**Do this:**
Exactly as written, write out the lines below from the first to the one containing "const yTicks = [0, 25, 50, 75, 100];", inclusive. Pictures do not belong in the copy.
[start Data block]
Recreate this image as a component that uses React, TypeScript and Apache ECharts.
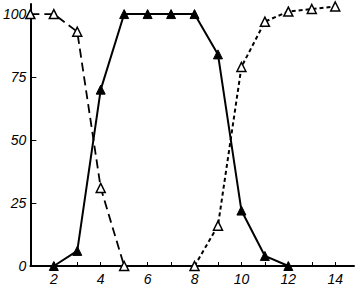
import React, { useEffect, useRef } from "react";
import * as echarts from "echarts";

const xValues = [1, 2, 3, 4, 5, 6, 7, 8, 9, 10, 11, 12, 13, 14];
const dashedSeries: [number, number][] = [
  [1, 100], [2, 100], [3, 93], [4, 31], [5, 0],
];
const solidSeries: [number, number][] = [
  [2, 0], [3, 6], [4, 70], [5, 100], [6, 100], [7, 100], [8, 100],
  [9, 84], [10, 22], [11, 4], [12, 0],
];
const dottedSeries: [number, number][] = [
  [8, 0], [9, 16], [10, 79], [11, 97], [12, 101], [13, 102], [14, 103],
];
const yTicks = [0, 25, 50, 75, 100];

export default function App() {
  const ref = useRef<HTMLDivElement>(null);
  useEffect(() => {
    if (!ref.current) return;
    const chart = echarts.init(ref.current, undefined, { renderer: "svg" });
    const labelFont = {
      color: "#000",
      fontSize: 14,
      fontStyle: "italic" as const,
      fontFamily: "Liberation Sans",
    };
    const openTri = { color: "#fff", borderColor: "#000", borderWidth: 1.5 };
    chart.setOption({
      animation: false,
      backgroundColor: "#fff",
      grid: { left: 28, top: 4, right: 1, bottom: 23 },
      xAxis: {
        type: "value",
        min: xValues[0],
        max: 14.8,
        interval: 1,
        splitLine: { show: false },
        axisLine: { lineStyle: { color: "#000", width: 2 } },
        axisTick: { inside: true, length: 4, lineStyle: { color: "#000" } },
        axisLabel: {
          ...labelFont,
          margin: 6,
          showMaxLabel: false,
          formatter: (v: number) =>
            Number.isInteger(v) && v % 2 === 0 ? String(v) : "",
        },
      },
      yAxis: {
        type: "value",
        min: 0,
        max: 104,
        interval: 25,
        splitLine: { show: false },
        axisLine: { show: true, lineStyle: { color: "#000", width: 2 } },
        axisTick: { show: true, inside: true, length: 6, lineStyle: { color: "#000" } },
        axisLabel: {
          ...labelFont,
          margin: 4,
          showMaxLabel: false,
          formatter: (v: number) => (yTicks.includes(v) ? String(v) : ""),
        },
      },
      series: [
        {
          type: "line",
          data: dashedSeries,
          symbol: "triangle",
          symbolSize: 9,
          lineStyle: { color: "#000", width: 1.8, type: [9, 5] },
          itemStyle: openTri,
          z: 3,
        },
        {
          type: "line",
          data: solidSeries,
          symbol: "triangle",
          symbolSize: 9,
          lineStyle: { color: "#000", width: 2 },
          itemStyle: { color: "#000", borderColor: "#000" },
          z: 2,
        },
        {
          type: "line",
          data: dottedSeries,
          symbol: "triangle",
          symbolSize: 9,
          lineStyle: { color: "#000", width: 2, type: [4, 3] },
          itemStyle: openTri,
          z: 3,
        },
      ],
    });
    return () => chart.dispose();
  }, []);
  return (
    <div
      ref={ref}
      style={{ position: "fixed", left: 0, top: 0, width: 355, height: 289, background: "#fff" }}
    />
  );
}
[end Data block]
**Response to this task:**
Recreate this image as a component that uses React, TypeScript and Apache ECharts.
import React, { useEffect, useRef } from "react";
import * as echarts from "echarts";

const xValues = [1, 2, 3, 4, 5, 6, 7, 8, 9, 10, 11, 12, 13, 14];
const dashedSeries: [number, number][] = [
  [1, 100], [2, 100], [3, 93], [4, 31], [5, 0],
];
const solidSeries: [number, number][] = [
  [2, 0], [3, 6], [4, 70], [5, 100], [6, 100], [7, 100], [8, 100],
  [9, 84], [10, 22], [11, 4], [12, 0],
];
const dottedSeries: [number, number][] = [
  [8, 0], [9, 16], [10, 79], [11, 97], [12, 101], [13, 102], [14, 103],
];
const yTicks = [0, 25, 50, 75, 100];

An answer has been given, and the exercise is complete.